For the rest of time he will be known as the President who let people die and suffer so that they could protect the economy over human lives. That is the legacy he is leaving behind, and that legacy is going to infect the blood of millions just like that who shall not be named.

This virus is killing people, and it doesn’t care about the colour of your skin or how much money is in your wallet. A nurse in Italy killed herself recently because she was afraid to pass it on because she thought she might have it. She wasn’t even sure and she sacrificed herself for the sake of others. That’s powerful light majick in the world of the Craft, it’s a genuine gift and it’s a horrible gift because it took the life of an innocent for ….what?

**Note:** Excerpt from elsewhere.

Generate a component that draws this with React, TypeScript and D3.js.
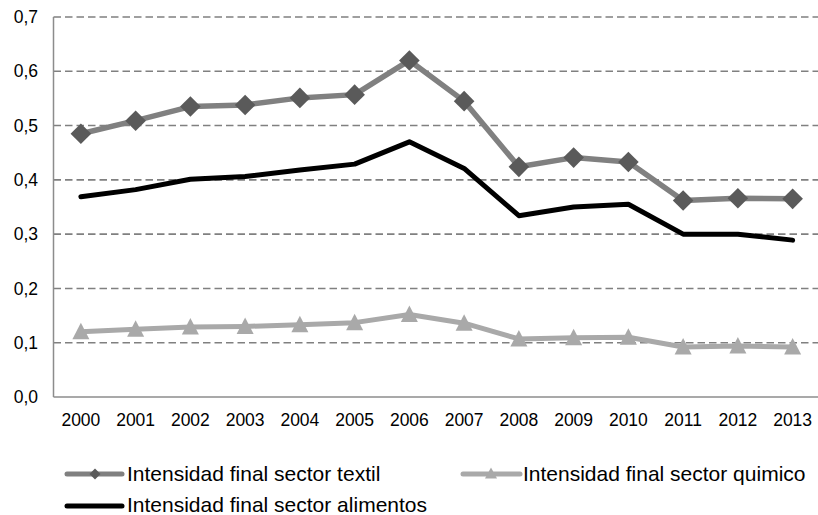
import React from "react";
import * as d3 from "d3";

const years = ["2000","2001","2002","2003","2004","2005","2006","2007","2008","2009","2010","2011","2012","2013"];
const textil = [0.485, 0.509, 0.535, 0.538, 0.551, 0.557, 0.620, 0.545, 0.424, 0.441, 0.433, 0.362, 0.366, 0.365];
const alimentos = [0.369, 0.382, 0.401, 0.406, 0.418, 0.429, 0.470, 0.421, 0.334, 0.350, 0.355, 0.300, 0.300, 0.289];
const quimico = [0.120, 0.125, 0.129, 0.130, 0.133, 0.137, 0.152, 0.136, 0.107, 0.109, 0.110, 0.092, 0.094, 0.092];
const yTicks = [0, 0.1, 0.2, 0.3, 0.4, 0.5, 0.6, 0.7];
const legendLabels = [
  "Intensidad final sector textil",
  "Intensidad final sector quimico",
  "Intensidad final sector alimentos",
];

const W = 818;
const H = 515;
const left = 53.5;
const right = 820;
const top = 17;
const bottom = 397;
const font = "'Liberation Sans', Arial, sans-serif";

const x = d3.scaleBand<string>().domain(years).range([left, right]);
const cx = (y: string) => (x(y) as number) + x.bandwidth() / 2;
const y = d3.scaleLinear().domain([0, 0.7]).range([bottom, top]);
const fmt = (v: number) => d3.format(".1f")(v).replace(".", ",");

const line = d3
  .line<number>()
  .x((_, i) => cx(years[i]))
  .y((v) => y(v));

const diamond = (r: number) => `M0,${-r}L${r},0L0,${r}L${-r},0Z`;
const triangle = (hw: number, up: number, down: number) => `M0,${-up}L${hw},${down}L${-hw},${down}Z`;

const C_TEXTIL = "#808080";
const C_DIAMOND = "#5a5a5a";
const C_QUIM = "#a9a9a9";
const C_ALIM = "#000000";

export default function App() {
  return (
    <svg width={W} height={H} style={{ position: "absolute", left: 0, top: 0, background: "#fff" }}>
      {/* gridlines */}
      {yTicks.filter((t) => t > 0).map((t) => (
        <line key={t} x1={left} x2={W} y1={y(t)} y2={y(t)} stroke="#808080" strokeWidth={1.6} strokeDasharray="7.5 4" />
      ))}
      {/* axes */}
      <line x1={left} x2={left} y1={top} y2={bottom} stroke="#8c8c8c" strokeWidth={1.5} />
      <line x1={left} x2={W} y1={bottom} y2={bottom} stroke="#8c8c8c" strokeWidth={1.5} />
      {yTicks.map((t) => (
        <text key={t} x={38} y={y(t)} dy="0.35em" textAnchor="end" fontFamily={font} fontSize={17.5} fill="#000">
          {fmt(t)}
        </text>
      ))}
      {years.map((yr) => (
        <text key={yr} x={cx(yr)} y={426} textAnchor="middle" fontFamily={font} fontSize={17.5} fill="#000">
          {yr}
        </text>
      ))}

      {/* quimico */}
      <path d={line(quimico) || ""} fill="none" stroke={C_QUIM} strokeWidth={5} strokeLinejoin="round" />
      {quimico.map((v, i) => (
        <path key={i} d={triangle(8.5, 9, 7.5)} transform={`translate(${cx(years[i])},${y(v)})`} fill={C_QUIM} />
      ))}

      {/* alimentos */}
      <path d={line(alimentos) || ""} fill="none" stroke={C_ALIM} strokeWidth={5} strokeLinejoin="round" strokeLinecap="round" />

      {/* textil */}
      <path d={line(textil) || ""} fill="none" stroke={C_TEXTIL} strokeWidth={5.5} strokeLinejoin="round" />
      {textil.map((v, i) => (
        <path key={i} d={diamond(10.3)} transform={`translate(${cx(years[i])},${y(v)})`} fill={C_DIAMOND} />
      ))}

      {/* legend */}
      <g>
        <line x1={67} x2={122} y1={474} y2={474} stroke={C_TEXTIL} strokeWidth={5} strokeLinecap="round" />
        <path d={diamond(5.5)} transform="translate(95,474)" fill={C_DIAMOND} />
        <text x={127} y={481} fontFamily={font} fontSize={21} fill="#000">{legendLabels[0]}</text>

        <line x1={463} x2={520} y1={474} y2={474} stroke={C_QUIM} strokeWidth={5} strokeLinecap="round" />
        <path d={triangle(6, 6.5, 4.5)} transform="translate(491,474)" fill={C_QUIM} />
        <text x={523} y={481} fontFamily={font} fontSize={21} fill="#000">{legendLabels[1]}</text>

        <line x1={67} x2={122} y1={506} y2={506} stroke={C_ALIM} strokeWidth={5} strokeLinecap="round" />
        <text x={127} y={512} fontFamily={font} fontSize={21} fill="#000">{legendLabels[2]}</text>
      </g>
    </svg>
  );
}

Sure if she had it she might have passed it along, but she’d still be here, if she were alive today…but she’s not. And we’re never going to know what her destiny might have been if she’d been protected from this virus at the start instead of three months into a global fucking pandemic.

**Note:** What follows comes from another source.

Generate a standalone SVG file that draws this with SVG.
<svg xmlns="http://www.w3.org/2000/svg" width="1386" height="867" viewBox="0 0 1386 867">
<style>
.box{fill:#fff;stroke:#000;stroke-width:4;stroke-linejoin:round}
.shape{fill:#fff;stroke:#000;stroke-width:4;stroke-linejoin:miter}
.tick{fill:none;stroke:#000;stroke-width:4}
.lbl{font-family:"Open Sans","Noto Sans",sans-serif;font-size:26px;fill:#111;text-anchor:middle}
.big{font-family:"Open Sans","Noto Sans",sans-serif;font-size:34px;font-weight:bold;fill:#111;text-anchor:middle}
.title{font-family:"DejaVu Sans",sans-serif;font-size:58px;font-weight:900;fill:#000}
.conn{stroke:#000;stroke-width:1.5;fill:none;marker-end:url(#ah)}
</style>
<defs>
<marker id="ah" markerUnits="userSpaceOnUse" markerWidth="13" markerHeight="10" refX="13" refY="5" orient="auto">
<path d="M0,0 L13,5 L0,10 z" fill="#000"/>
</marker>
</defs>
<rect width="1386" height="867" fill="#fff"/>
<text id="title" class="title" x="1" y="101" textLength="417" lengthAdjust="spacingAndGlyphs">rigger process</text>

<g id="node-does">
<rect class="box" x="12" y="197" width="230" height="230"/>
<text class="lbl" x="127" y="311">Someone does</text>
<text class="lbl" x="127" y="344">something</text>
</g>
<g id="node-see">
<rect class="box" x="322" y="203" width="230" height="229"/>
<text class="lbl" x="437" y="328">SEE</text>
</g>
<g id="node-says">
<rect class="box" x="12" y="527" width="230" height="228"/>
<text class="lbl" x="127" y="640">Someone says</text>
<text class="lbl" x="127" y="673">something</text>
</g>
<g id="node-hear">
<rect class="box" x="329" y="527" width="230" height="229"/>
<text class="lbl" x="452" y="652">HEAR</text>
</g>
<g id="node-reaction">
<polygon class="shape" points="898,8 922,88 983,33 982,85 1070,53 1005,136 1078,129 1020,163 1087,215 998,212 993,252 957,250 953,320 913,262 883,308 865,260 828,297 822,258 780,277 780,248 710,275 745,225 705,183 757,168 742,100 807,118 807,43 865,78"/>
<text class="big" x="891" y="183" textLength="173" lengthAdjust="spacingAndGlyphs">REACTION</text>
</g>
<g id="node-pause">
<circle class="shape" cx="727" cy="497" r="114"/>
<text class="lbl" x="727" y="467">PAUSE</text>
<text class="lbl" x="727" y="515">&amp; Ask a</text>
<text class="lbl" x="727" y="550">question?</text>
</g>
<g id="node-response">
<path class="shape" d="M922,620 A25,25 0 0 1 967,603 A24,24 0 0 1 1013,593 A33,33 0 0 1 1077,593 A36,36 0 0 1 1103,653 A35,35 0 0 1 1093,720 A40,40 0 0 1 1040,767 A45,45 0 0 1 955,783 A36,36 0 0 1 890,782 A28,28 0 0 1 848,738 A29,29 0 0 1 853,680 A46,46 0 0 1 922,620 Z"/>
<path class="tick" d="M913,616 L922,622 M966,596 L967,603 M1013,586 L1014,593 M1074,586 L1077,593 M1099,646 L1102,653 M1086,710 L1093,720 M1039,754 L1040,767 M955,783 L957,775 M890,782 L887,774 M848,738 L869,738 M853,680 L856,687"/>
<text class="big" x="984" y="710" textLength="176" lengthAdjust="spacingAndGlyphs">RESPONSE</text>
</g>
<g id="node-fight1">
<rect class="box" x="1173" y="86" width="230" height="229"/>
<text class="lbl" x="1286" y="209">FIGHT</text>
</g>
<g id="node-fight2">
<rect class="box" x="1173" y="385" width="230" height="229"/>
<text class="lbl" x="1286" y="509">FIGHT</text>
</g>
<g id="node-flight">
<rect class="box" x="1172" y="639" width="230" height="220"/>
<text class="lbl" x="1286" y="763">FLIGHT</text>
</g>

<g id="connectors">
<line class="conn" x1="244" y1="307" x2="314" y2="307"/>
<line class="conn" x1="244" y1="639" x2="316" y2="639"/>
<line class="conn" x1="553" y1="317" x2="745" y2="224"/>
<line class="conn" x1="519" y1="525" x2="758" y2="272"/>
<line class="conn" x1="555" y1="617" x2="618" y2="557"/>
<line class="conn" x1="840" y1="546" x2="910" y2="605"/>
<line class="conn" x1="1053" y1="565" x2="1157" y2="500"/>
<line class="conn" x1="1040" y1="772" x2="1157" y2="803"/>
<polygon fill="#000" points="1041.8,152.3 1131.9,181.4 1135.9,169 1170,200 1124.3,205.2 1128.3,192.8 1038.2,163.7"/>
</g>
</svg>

I am tired. I am tired of Donald Trump’s lies, I am tired of his passionate inability to be the leader the world needs and I am tired of hearing every single day that around the world more people have been killed by a virus that was fucking preventable.

I am tired of Journalists who refuse to stand up to Donald Trump and I am tired of ordinary humans who refuse to do the one thing that they are asked and give up their freedom for the sake of their safety.

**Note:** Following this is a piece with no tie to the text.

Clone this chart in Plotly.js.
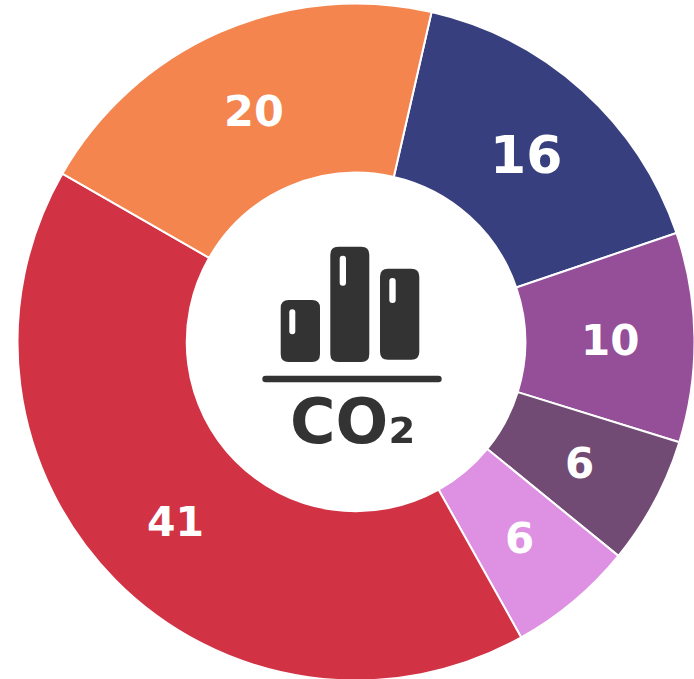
<!DOCTYPE html>
<html><head><meta charset="utf-8">
<script src="https://cdn.plot.ly/plotly-3.0.1.min.js"></script>
<style>html,body{margin:0;padding:0;background:#fff;width:694px;height:679px;overflow:hidden}#c{width:695px;height:682px}svg text{text-rendering:auto !important}</style>
</head><body><div id="c"></div>
<script>
const labels = ["A","B","C","D","E","F"];
const values = [16.2,10,6.1,6,41.4,20.3];
const labelText = ["16","10","6","6","41","20"];
const colors = ["#373F7E","#954F99","#714B73","#DE90E2","#D13345","#F4854F"];
const fontSizes = [52,42,42,42,41,43];
const W=695,H=682;
const px=x=>x/W, py=y=>1-y/H;
function rr(x0,y0,x1,y1,r){
  return `M${px(x0+r)},${py(y0)} L${px(x1-r)},${py(y0)} Q${px(x1)},${py(y0)} ${px(x1)},${py(y0+r)} L${px(x1)},${py(y1-r)} Q${px(x1)},${py(y1)} ${px(x1-r)},${py(y1)} L${px(x0+r)},${py(y1)} Q${px(x0)},${py(y1)} ${px(x0)},${py(y1-r)} L${px(x0)},${py(y0+r)} Q${px(x0)},${py(y0)} ${px(x0+r)},${py(y0)} Z`;
}
const shape=(path,fill)=>({type:'path',xref:'paper',yref:'paper',path,fillcolor:fill,line:{width:0},layer:'above'});
const dark="#333333";
const shapes=[
 shape(rr(280.7,300,320,362,8),dark),
 shape(rr(330.3,246.7,369.3,362,8),dark),
 shape(rr(380,268.7,419.3,359.7,8),dark),
 shape(rr(289.3,309.3,295.3,334.3,3),"#fff"),
 shape(rr(339.7,255.7,346,285.7,3),"#fff"),
 shape(rr(389.3,278,395.7,303,3),"#fff"),
 shape(rr(262.3,375.7,441.7,382.3,3.3),dark)
];
const rotation=12.9, total=values.reduce((a,b)=>a+b,0);
let acc=0;
const sliceLabels=values.map((v,i)=>{
  const a=(rotation+(acc+v/2)/total*360)*Math.PI/180; acc+=v;
  return {xref:'paper',yref:'paper',x:px(356+254*Math.sin(a)),y:py(343.5-254*Math.cos(a)),xanchor:'center',yanchor:'middle',showarrow:false,
    text:labelText[i],font:{family:'DejaVu Sans',size:fontSizes[i],color:'#fff',weight:700}};
});
Plotly.newPlot('c',[{
 type:'pie',labels,values,textinfo:'none',sort:false,direction:'clockwise',rotation,hole:0.5,
 marker:{colors,line:{color:'#fff',width:2}},
 domain:{x:[17.5/W,694.5/W],y:[1.5/H,678.5/H]},hoverinfo:'none',showlegend:false
}],{
 width:W,height:H,margin:{l:0,r:0,t:0,b:0},paper_bgcolor:'#fff',showlegend:false,shapes,
 annotations:sliceLabels.concat([{xref:'paper',yref:'paper',x:px(352.5),y:py(421.5),xanchor:'center',yanchor:'middle',showarrow:false,
  text:'CO₂',font:{family:'DejaVu Sans',size:62,color:dark,weight:700}}])
},{displayModeBar:false,staticPlot:true});
</script></body></html>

It’s clear now what is happening around us and it’s strange that so many people are waking up at the same time to how absolutely downright evil Donald Trump and his “Policies” are for the fucking world.

At the same time.

It’s strange to see a timeline that used to be filled with jokes about celebrities and nerdy comics, sex jokes and music to turn into a timeline filled with angry people who are ready to stand up and fight without a single idea how.

It’s like watching the Women’s movement of 2019 when the Me Too movement first started, I can feel the wave of energy pouring through the people around me as I watch the world slowly begin to burn and it’s fucking terrifying.

Everywhere I go people are in masks, they are yelling at each other for not standing far enough away, not even nicely but actively acting out of an understandable fear in a rather rude way.

People are overwhelmed and frustrated and this fucking fart blossom is telling people that it will be safe to go outside by Easter. No it won’t stay the fuck home until the Doctors who are fighting day and night to save every person on the planet tell us it’s safe and that might fucking be awhile.

Or you can be the selfish prick who licks a bunch of bottles of arm deodorant to try and pass on this violent virus because he thinks it’s funny…and then you can go to jail where you belong a fuck ton more than those who are in prison for selling or buying pot or sex.

Just hours after saying that CNN Reporters are going to push back against the Trump Briefings which have become more like rally’s than press briefings, they are waiting to air it again, because they refuse to stand up to Prince Peach Prick.

Even the Queen of England has gone into fucking self isolation, and granted she has an entire Palace but that’s neither here nor there, the point is she’s doing her part and her son has the virus, so rather than be with him she is choosing to stay away.

People are staying away from family members, they are standing six feet away, they are going out rarely, they are doing their part and there are others who are actively ignoring the advice of doctors for the sake of Donald Trump.

At what point do you realize that Donald Trump is Dangerous for the world? Because I am fucking tired of waiting to find out.